> [Work to be completed]:
With the pictures left out, copy the listing below exactly.

++++++++

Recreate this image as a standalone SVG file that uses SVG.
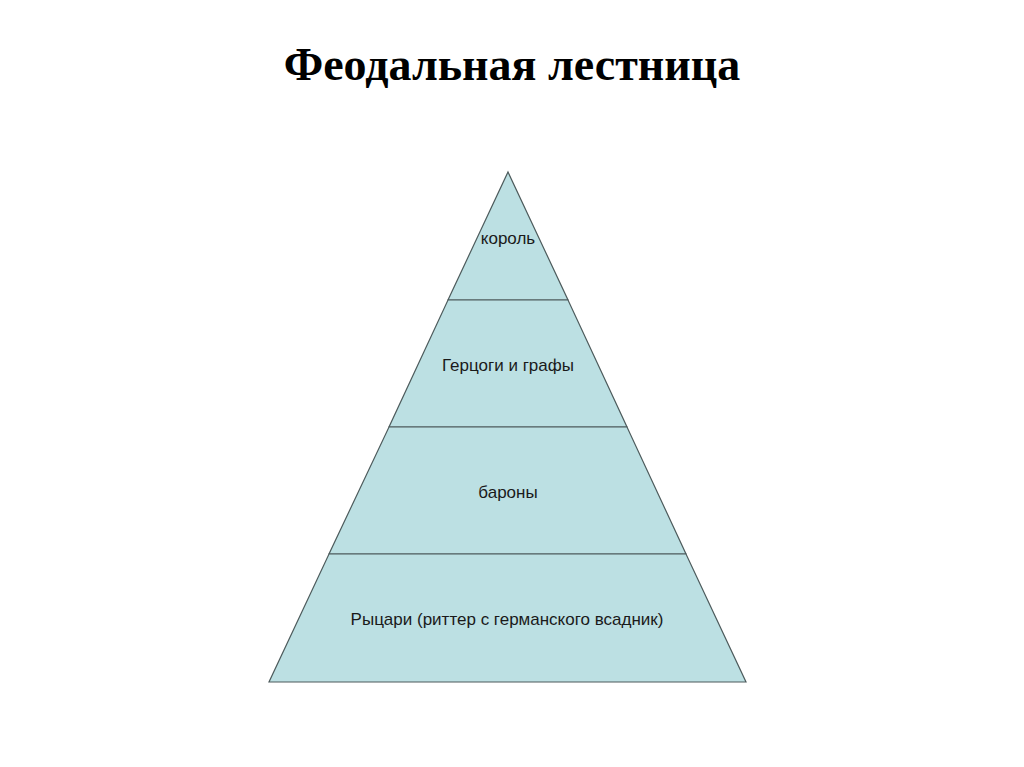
<svg xmlns="http://www.w3.org/2000/svg" width="1024" height="767" viewBox="0 0 1024 767">
<style>
.lvl{fill:#bce0e3;stroke:#4d5b5c;stroke-width:1.2;stroke-linejoin:miter}
.lbl{font-family:"Liberation Sans",Arial,sans-serif;font-size:17px;fill:#1a1a1a;text-anchor:middle}
.title{font-family:"Liberation Serif","Times New Roman",serif;font-weight:bold;font-size:46px;fill:#000;text-anchor:middle}
</style>
<rect width="1024" height="767" fill="#fff"/>
<text class="title" x="512" y="80">Феодальная лестница</text>
<g id="level-king">
<polygon class="lvl" points="508,172 568,300 448,300"/>
<text class="lbl" x="508" y="244">король</text>
</g>
<g id="level-dukes">
<polygon class="lvl" points="448,300 568,300 627,427 389,427"/>
<text class="lbl" x="508" y="371">Герцоги и графы</text>
</g>
<g id="level-barons">
<polygon class="lvl" points="389,427 627,427 686,554 329,554"/>
<text class="lbl" x="508" y="498">бароны</text>
</g>
<g id="level-knights">
<polygon class="lvl" points="329,554 686,554 746,682 269,682"/>
<text class="lbl" x="507" y="625">Рыцари (риттер с германского всадник)</text>
</g>
<g id="connectors"></g>
</svg>
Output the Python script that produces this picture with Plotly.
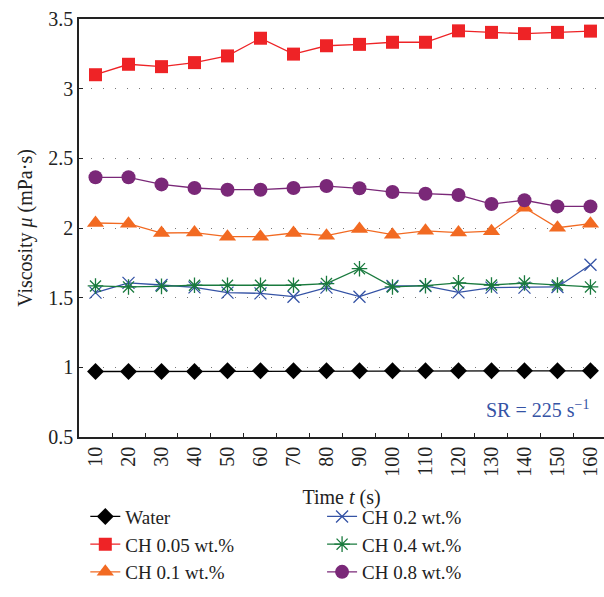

++++++++

> [Full response]:
Recreate this image as a standalone SVG file that uses SVG.
<svg xmlns="http://www.w3.org/2000/svg" width="1024" height="767" viewBox="0 0 1024 767">
<style>
.lvl{fill:#bce0e3;stroke:#4d5b5c;stroke-width:1.2;stroke-linejoin:miter}
.lbl{font-family:"Liberation Sans",Arial,sans-serif;font-size:17px;fill:#1a1a1a;text-anchor:middle}
.title{font-family:"Liberation Serif","Times New Roman",serif;font-weight:bold;font-size:46px;fill:#000;text-anchor:middle}
</style>
<rect width="1024" height="767" fill="#fff"/>
<text class="title" x="512" y="80">Феодальная лестница</text>
<g id="level-king">
<polygon class="lvl" points="508,172 568,300 448,300"/>
<text class="lbl" x="508" y="244">король</text>
</g>
<g id="level-dukes">
<polygon class="lvl" points="448,300 568,300 627,427 389,427"/>
<text class="lbl" x="508" y="371">Герцоги и графы</text>
</g>
<g id="level-barons">
<polygon class="lvl" points="389,427 627,427 686,554 329,554"/>
<text class="lbl" x="508" y="498">бароны</text>
</g>
<g id="level-knights">
<polygon class="lvl" points="329,554 686,554 746,682 269,682"/>
<text class="lbl" x="507" y="625">Рыцари (риттер с германского всадник)</text>
</g>
<g id="connectors"></g>
</svg>
Output the Python script that produces this picture with Plotly.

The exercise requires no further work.